Alex: I think a lot of people get very discouraged at that, but I think it takes the know how to understand every little step counts and every little bit that you do is going to help you in the long run.
Just to finish off with this whole issue of speaking, everyone wants to speak and people have different sort of objectives in terms of how they want to use the language.
So if your objective is simply to go to Mexico and be able to say a few things with the locals that’s one thing, in which case, yeah, you start doing that.
I must say in the case of my Russian, I know from experience now, I manage quite well in Russian in speaking and, yet, overwhelming my activity has been passive.
Not because I don’t want to speak, but because there’s no one to speak to here.
Steve: I can’t program my day around finding people to speak Russian to.
There’s no guarantee that at a point in my Russian where I can’t communicate very well that some guy I meet in a shopping center is going to want to sit down and have a cup of coffee with me just to amuse me, you know?
So, I’m confident that in this process in my Czech that as long as I keep letting the words flow in.
I don’t have anyone to speak to, but I’m building up my vocabulary.
Passive, but it’s going to start converting itself to an active vocabulary and when I have the opportunity and when the need arises I will stumble and stutter and struggle, but I will eventually be able to use many of those words and, of course, the more I speak the better I get.
So, obviously, people should speak when they have sufficient confidence in their vocabulary or when they have the opportunity.

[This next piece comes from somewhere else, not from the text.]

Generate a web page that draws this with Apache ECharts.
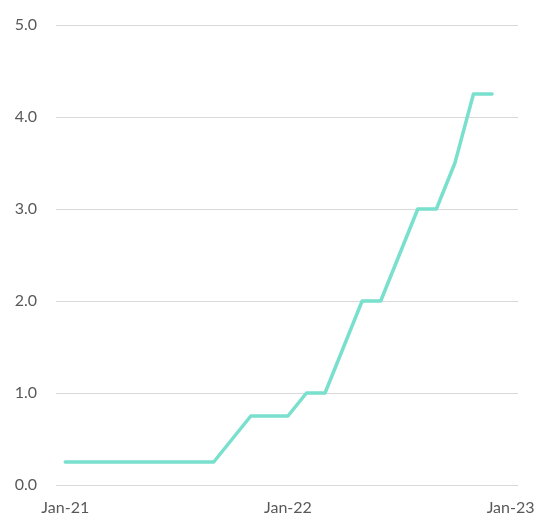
<!DOCTYPE html>
<html>
<head>
<meta charset="utf-8">
<script src="https://cdn.jsdelivr.net/npm/echarts@6/dist/echarts.min.js"></script>
<style>html,body{margin:0;padding:0;background:#fff}#c{width:538px;height:516px}</style>
</head>
<body>
<div id="c"></div>
<script>
const months = ['Jan-21','Feb-21','Mar-21','Apr-21','May-21','Jun-21','Jul-21','Aug-21','Sep-21','Oct-21','Nov-21','Dec-21',
  'Jan-22','Feb-22','Mar-22','Apr-22','May-22','Jun-22','Jul-22','Aug-22','Sep-22','Oct-22','Nov-22','Dec-22'];
const values = [0.25,0.25,0.25,0.25,0.25,0.25,0.25,0.25,0.25,0.5,0.75,0.75,
  0.75,1.0,1.0,1.5,2.0,2.0,2.5,3.0,3.0,3.5,4.25,4.25];
const xTickLabels = ['Jan-21','Jan-22','Jan-23'];
const xTickPositions = [0,12,24];

const chart = echarts.init(document.getElementById('c'), null, {renderer:'canvas'});
const font = "Lato, 'Open Sans', sans-serif";
chart.setOption({
  animation:false,
  grid:{left:56,right:20,top:25,bottom:29,containLabel:false},
  xAxis:{
    type:'value', min:-0.5, max:24.4,
    axisLine:{show:false}, axisTick:{show:false}, splitLine:{show:false},
    axisLabel:{
      customValues:xTickPositions,
      formatter:function(v){const i=xTickPositions.indexOf(v);return i>=0?xTickLabels[i]:'';},
      color:'#595959', fontSize:16, fontFamily:font, margin:15
    }
  },
  yAxis:{
    type:'value', min:0, max:5, interval:1,
    axisLine:{show:false}, axisTick:{show:false},
    splitLine:{lineStyle:{color:'#d9d9d9',width:1}},
    axisLabel:{formatter:v=>v.toFixed(1), color:'#595959', fontSize:16, fontFamily:font, margin:19}
  },
  series:[{
    type:'line',
    data:values.map((v,i)=>[i,v]),
    showSymbol:false, symbol:'none',
    lineStyle:{color:'#78e0cd',width:3.5,cap:'round',join:'round'}
  }]
});
</script>
</body>
</html>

Or if their goal is to use it for simple social situations, by all means, speak.
But I have the confidence, in terms of what I am doing in Czech now that what I am doing is going to enable me to speak.
I don’t feel a need to speak now.
Right now I probably couldn’t say anything, but I would say in a month if I hear someone speaking Czech in a store I may just say my three words of Czech and then run because I won’t understand what he’s saying.
Steve: Okay, Starting from Scratch. There we go.
Alex: All right.
Steve: Thanks Alex.
Alex: Thanks for listening everyone.